◆ Aim ◆
Your task is to output the listing word for word, with pictures excluded.

◆ The records ◆
........

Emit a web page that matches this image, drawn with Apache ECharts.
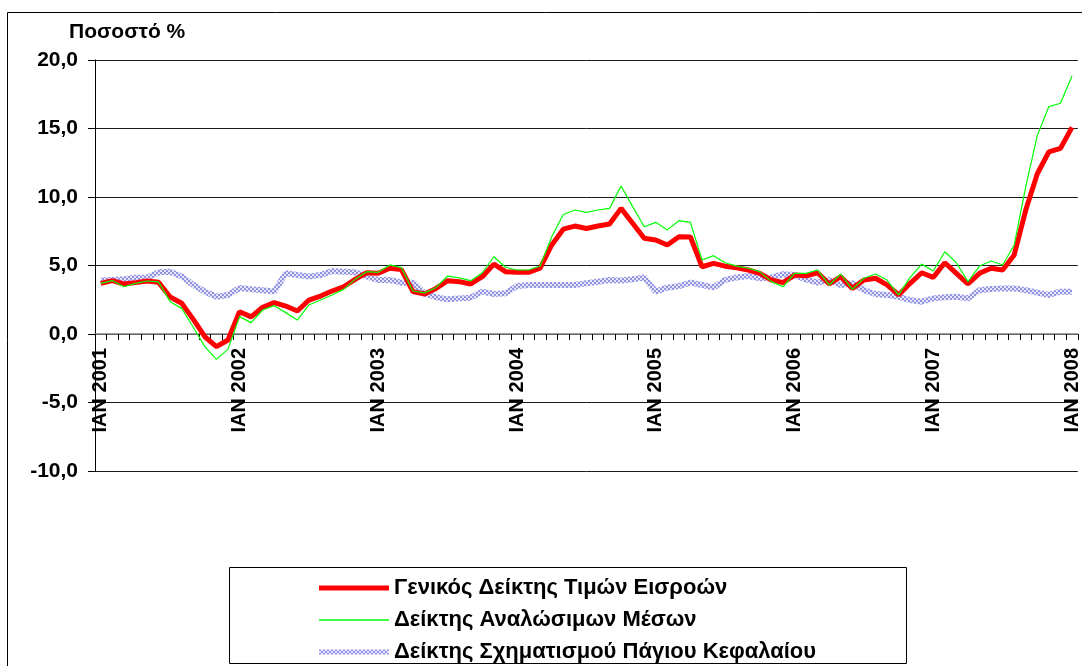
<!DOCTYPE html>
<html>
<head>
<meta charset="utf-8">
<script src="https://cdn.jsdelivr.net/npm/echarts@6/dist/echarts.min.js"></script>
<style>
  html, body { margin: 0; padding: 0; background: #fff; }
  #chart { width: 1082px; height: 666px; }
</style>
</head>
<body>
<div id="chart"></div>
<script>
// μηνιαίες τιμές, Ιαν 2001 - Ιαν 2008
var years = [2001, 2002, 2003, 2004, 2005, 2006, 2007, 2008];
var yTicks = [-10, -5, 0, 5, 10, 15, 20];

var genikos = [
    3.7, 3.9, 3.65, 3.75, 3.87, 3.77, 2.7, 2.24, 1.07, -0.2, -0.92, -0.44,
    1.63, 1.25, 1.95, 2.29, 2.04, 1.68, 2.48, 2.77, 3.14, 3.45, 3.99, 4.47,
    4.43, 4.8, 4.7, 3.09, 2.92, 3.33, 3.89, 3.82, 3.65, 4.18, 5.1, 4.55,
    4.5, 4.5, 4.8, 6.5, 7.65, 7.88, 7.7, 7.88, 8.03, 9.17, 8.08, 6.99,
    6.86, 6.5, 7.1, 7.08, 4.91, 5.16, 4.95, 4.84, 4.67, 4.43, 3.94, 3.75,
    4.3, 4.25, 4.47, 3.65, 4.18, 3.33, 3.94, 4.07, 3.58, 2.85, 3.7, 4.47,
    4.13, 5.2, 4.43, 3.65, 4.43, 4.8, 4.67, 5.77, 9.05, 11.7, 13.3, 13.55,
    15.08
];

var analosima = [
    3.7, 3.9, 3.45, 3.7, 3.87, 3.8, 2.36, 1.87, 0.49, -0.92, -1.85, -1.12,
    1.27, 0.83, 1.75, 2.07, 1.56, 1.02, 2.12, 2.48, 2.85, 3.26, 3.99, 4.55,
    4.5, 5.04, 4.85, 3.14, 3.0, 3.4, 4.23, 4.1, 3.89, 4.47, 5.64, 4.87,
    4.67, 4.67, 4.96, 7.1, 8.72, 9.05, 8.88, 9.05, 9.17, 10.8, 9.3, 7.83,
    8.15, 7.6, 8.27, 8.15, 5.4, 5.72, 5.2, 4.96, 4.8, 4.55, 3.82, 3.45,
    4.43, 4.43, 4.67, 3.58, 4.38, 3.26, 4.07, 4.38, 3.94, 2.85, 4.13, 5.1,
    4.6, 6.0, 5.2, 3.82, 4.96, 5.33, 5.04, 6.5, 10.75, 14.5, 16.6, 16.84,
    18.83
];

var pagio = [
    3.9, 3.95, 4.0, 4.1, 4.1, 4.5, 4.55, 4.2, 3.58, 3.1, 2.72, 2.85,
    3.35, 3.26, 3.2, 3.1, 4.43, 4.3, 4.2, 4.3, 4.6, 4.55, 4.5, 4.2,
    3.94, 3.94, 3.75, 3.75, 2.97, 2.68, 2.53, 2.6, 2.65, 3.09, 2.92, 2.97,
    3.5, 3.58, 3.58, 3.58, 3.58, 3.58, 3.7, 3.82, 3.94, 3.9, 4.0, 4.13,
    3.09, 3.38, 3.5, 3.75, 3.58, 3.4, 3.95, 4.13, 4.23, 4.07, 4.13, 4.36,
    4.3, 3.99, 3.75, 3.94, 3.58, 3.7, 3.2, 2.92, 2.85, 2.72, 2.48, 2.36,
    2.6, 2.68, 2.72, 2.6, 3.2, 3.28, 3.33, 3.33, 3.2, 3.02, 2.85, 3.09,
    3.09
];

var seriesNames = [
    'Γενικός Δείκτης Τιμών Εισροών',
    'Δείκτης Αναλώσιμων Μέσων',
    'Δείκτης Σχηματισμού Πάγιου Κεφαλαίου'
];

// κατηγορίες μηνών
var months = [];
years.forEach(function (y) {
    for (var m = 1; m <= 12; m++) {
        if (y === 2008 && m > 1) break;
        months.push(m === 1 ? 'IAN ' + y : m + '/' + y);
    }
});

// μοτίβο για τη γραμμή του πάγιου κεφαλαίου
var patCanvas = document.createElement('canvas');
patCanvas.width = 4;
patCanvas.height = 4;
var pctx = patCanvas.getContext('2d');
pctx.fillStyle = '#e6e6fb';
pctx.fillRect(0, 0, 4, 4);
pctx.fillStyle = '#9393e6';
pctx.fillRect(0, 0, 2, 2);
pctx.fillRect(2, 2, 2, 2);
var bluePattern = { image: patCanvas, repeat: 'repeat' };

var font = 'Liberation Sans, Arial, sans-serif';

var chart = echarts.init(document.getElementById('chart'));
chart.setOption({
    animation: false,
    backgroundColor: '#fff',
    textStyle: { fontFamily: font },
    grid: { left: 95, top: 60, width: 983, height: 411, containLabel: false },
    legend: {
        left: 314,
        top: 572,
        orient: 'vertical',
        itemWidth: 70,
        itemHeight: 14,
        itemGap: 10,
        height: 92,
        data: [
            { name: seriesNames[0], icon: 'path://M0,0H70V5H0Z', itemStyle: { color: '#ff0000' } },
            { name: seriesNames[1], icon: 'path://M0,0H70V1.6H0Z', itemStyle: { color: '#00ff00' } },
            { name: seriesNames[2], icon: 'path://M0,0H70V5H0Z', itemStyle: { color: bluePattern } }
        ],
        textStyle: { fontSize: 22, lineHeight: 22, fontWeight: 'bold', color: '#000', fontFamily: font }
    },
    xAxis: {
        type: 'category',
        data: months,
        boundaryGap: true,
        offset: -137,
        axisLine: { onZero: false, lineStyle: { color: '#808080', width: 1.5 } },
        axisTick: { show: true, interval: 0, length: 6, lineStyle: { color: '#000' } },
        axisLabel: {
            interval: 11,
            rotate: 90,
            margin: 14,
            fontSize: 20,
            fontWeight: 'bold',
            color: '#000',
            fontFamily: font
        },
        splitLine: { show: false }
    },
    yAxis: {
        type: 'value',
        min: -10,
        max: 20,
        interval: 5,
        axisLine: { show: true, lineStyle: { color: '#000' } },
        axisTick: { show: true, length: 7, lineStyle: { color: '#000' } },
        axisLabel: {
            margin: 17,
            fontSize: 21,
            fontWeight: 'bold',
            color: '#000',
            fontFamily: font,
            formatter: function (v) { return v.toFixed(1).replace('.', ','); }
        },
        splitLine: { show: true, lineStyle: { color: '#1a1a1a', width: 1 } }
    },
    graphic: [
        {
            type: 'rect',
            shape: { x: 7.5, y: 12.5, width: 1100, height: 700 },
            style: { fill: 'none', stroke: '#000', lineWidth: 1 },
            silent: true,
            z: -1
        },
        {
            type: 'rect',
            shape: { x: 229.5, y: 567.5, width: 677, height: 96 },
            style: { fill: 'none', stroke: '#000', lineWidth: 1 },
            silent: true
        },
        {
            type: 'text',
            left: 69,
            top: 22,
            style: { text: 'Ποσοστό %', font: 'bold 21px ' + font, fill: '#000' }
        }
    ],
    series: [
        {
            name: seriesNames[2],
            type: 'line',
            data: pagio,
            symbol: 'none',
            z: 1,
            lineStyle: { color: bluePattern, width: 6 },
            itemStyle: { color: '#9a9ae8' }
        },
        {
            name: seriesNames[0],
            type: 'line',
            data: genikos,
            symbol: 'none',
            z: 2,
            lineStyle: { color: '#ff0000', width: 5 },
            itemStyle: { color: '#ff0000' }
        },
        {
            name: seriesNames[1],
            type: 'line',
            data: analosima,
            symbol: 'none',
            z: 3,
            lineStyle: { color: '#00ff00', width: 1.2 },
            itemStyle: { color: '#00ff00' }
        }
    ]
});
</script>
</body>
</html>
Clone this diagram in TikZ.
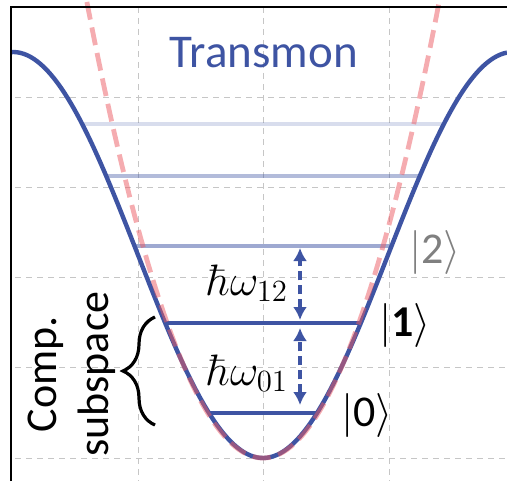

........

◆ Result for this exercise ◆
Emit a web page that matches this image, drawn with Apache ECharts.
<!DOCTYPE html>
<html>
<head>
<meta charset="utf-8">
<script src="https://cdn.jsdelivr.net/npm/echarts@6/dist/echarts.min.js"></script>
<style>
  html, body { margin: 0; padding: 0; background: #fff; }
  #chart { width: 1082px; height: 666px; }
</style>
</head>
<body>
<div id="chart"></div>
<script>
// μηνιαίες τιμές, Ιαν 2001 - Ιαν 2008
var years = [2001, 2002, 2003, 2004, 2005, 2006, 2007, 2008];
var yTicks = [-10, -5, 0, 5, 10, 15, 20];

var genikos = [
    3.7, 3.9, 3.65, 3.75, 3.87, 3.77, 2.7, 2.24, 1.07, -0.2, -0.92, -0.44,
    1.63, 1.25, 1.95, 2.29, 2.04, 1.68, 2.48, 2.77, 3.14, 3.45, 3.99, 4.47,
    4.43, 4.8, 4.7, 3.09, 2.92, 3.33, 3.89, 3.82, 3.65, 4.18, 5.1, 4.55,
    4.5, 4.5, 4.8, 6.5, 7.65, 7.88, 7.7, 7.88, 8.03, 9.17, 8.08, 6.99,
    6.86, 6.5, 7.1, 7.08, 4.91, 5.16, 4.95, 4.84, 4.67, 4.43, 3.94, 3.75,
    4.3, 4.25, 4.47, 3.65, 4.18, 3.33, 3.94, 4.07, 3.58, 2.85, 3.7, 4.47,
    4.13, 5.2, 4.43, 3.65, 4.43, 4.8, 4.67, 5.77, 9.05, 11.7, 13.3, 13.55,
    15.08
];

var analosima = [
    3.7, 3.9, 3.45, 3.7, 3.87, 3.8, 2.36, 1.87, 0.49, -0.92, -1.85, -1.12,
    1.27, 0.83, 1.75, 2.07, 1.56, 1.02, 2.12, 2.48, 2.85, 3.26, 3.99, 4.55,
    4.5, 5.04, 4.85, 3.14, 3.0, 3.4, 4.23, 4.1, 3.89, 4.47, 5.64, 4.87,
    4.67, 4.67, 4.96, 7.1, 8.72, 9.05, 8.88, 9.05, 9.17, 10.8, 9.3, 7.83,
    8.15, 7.6, 8.27, 8.15, 5.4, 5.72, 5.2, 4.96, 4.8, 4.55, 3.82, 3.45,
    4.43, 4.43, 4.67, 3.58, 4.38, 3.26, 4.07, 4.38, 3.94, 2.85, 4.13, 5.1,
    4.6, 6.0, 5.2, 3.82, 4.96, 5.33, 5.04, 6.5, 10.75, 14.5, 16.6, 16.84,
    18.83
];

var pagio = [
    3.9, 3.95, 4.0, 4.1, 4.1, 4.5, 4.55, 4.2, 3.58, 3.1, 2.72, 2.85,
    3.35, 3.26, 3.2, 3.1, 4.43, 4.3, 4.2, 4.3, 4.6, 4.55, 4.5, 4.2,
    3.94, 3.94, 3.75, 3.75, 2.97, 2.68, 2.53, 2.6, 2.65, 3.09, 2.92, 2.97,
    3.5, 3.58, 3.58, 3.58, 3.58, 3.58, 3.7, 3.82, 3.94, 3.9, 4.0, 4.13,
    3.09, 3.38, 3.5, 3.75, 3.58, 3.4, 3.95, 4.13, 4.23, 4.07, 4.13, 4.36,
    4.3, 3.99, 3.75, 3.94, 3.58, 3.7, 3.2, 2.92, 2.85, 2.72, 2.48, 2.36,
    2.6, 2.68, 2.72, 2.6, 3.2, 3.28, 3.33, 3.33, 3.2, 3.02, 2.85, 3.09,
    3.09
];

var seriesNames = [
    'Γενικός Δείκτης Τιμών Εισροών',
    'Δείκτης Αναλώσιμων Μέσων',
    'Δείκτης Σχηματισμού Πάγιου Κεφαλαίου'
];

// κατηγορίες μηνών
var months = [];
years.forEach(function (y) {
    for (var m = 1; m <= 12; m++) {
        if (y === 2008 && m > 1) break;
        months.push(m === 1 ? 'IAN ' + y : m + '/' + y);
    }
});

// μοτίβο για τη γραμμή του πάγιου κεφαλαίου
var patCanvas = document.createElement('canvas');
patCanvas.width = 4;
patCanvas.height = 4;
var pctx = patCanvas.getContext('2d');
pctx.fillStyle = '#e6e6fb';
pctx.fillRect(0, 0, 4, 4);
pctx.fillStyle = '#9393e6';
pctx.fillRect(0, 0, 2, 2);
pctx.fillRect(2, 2, 2, 2);
var bluePattern = { image: patCanvas, repeat: 'repeat' };

var font = 'Liberation Sans, Arial, sans-serif';

var chart = echarts.init(document.getElementById('chart'));
chart.setOption({
    animation: false,
    backgroundColor: '#fff',
    textStyle: { fontFamily: font },
    grid: { left: 95, top: 60, width: 983, height: 411, containLabel: false },
    legend: {
        left: 314,
        top: 572,
        orient: 'vertical',
        itemWidth: 70,
        itemHeight: 14,
        itemGap: 10,
        height: 92,
        data: [
            { name: seriesNames[0], icon: 'path://M0,0H70V5H0Z', itemStyle: { color: '#ff0000' } },
            { name: seriesNames[1], icon: 'path://M0,0H70V1.6H0Z', itemStyle: { color: '#00ff00' } },
            { name: seriesNames[2], icon: 'path://M0,0H70V5H0Z', itemStyle: { color: bluePattern } }
        ],
        textStyle: { fontSize: 22, lineHeight: 22, fontWeight: 'bold', color: '#000', fontFamily: font }
    },
    xAxis: {
        type: 'category',
        data: months,
        boundaryGap: true,
        offset: -137,
        axisLine: { onZero: false, lineStyle: { color: '#808080', width: 1.5 } },
        axisTick: { show: true, interval: 0, length: 6, lineStyle: { color: '#000' } },
        axisLabel: {
            interval: 11,
            rotate: 90,
            margin: 14,
            fontSize: 20,
            fontWeight: 'bold',
            color: '#000',
            fontFamily: font
        },
        splitLine: { show: false }
    },
    yAxis: {
        type: 'value',
        min: -10,
        max: 20,
        interval: 5,
        axisLine: { show: true, lineStyle: { color: '#000' } },
        axisTick: { show: true, length: 7, lineStyle: { color: '#000' } },
        axisLabel: {
            margin: 17,
            fontSize: 21,
            fontWeight: 'bold',
            color: '#000',
            fontFamily: font,
            formatter: function (v) { return v.toFixed(1).replace('.', ','); }
        },
        splitLine: { show: true, lineStyle: { color: '#1a1a1a', width: 1 } }
    },
    graphic: [
        {
            type: 'rect',
            shape: { x: 7.5, y: 12.5, width: 1100, height: 700 },
            style: { fill: 'none', stroke: '#000', lineWidth: 1 },
            silent: true,
            z: -1
        },
        {
            type: 'rect',
            shape: { x: 229.5, y: 567.5, width: 677, height: 96 },
            style: { fill: 'none', stroke: '#000', lineWidth: 1 },
            silent: true
        },
        {
            type: 'text',
            left: 69,
            top: 22,
            style: { text: 'Ποσοστό %', font: 'bold 21px ' + font, fill: '#000' }
        }
    ],
    series: [
        {
            name: seriesNames[2],
            type: 'line',
            data: pagio,
            symbol: 'none',
            z: 1,
            lineStyle: { color: bluePattern, width: 6 },
            itemStyle: { color: '#9a9ae8' }
        },
        {
            name: seriesNames[0],
            type: 'line',
            data: genikos,
            symbol: 'none',
            z: 2,
            lineStyle: { color: '#ff0000', width: 5 },
            itemStyle: { color: '#ff0000' }
        },
        {
            name: seriesNames[1],
            type: 'line',
            data: analosima,
            symbol: 'none',
            z: 3,
            lineStyle: { color: '#00ff00', width: 1.2 },
            itemStyle: { color: '#00ff00' }
        }
    ]
});
</script>
</body>
</html>
Clone this diagram in TikZ.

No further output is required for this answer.